U.K. finds Google broke privacy laws through Street View cars
British regulators said Wednesday that Google broke its data protection laws when the search giant's cars that swept through that country's neighborhoods scarfed up Internet data from residential Wi-Fi networks.
In a release, the U.K. Information Commissioner's Office said Google won't be subject to fines but the regulator will audit the company's data protection practices. Google also will have to promise that another data breach like that won't occur again.
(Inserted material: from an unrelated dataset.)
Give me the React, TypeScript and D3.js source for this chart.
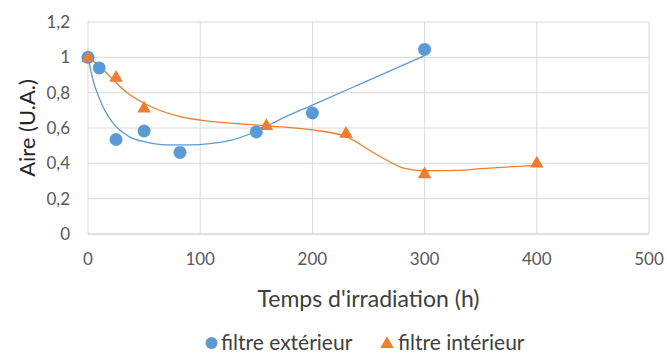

Google admitted last month that its Street View cars, that were driving around the world taking pictures for online maps, also collected payload data from unencrypted Wi-Fi networks that included e-mail addresses, passwords and Web page URLs.
"It is in my view that the collection of this information was not fair or lawful and constitutes a significant breach of the first principle of the Data Protection Act," British Information Commissioner Christopher Graham said in an statement.
The decision comes as the Silicon Valley search giant faces increased regulatory scrutiny of its privacy practices overseas. In contrast, the U.S. Federal Trade Commission closed its investigation of Google's Wi-Fi data gathering flap through its Street View mapping cars last week, saying the company sufficiently promised to change its behavior by deleting the data it gathered and boosting privacy practices within the organization.
Google is also scrambling to extinguish consumer concerns over privacy. The firm said Monday, in an e-mail to all its U.S. Gmail users, that it has reached a settlement over complaints that its social networking application, Buzz, revealed contact lists of users.
"Since we announced our mistake in May we have cooperated closely with the ICO and worked to improve our internal controls," a Google spokesperson said in a statement. "As we have said before, we did not want this data, have never used any of it in our products or services, and have sought to delete it as quickly as possible. We are in the process of confirming that there are no outstanding legal obligations upon us to retain the data, and will then ensure that it is quickly and safely deleted."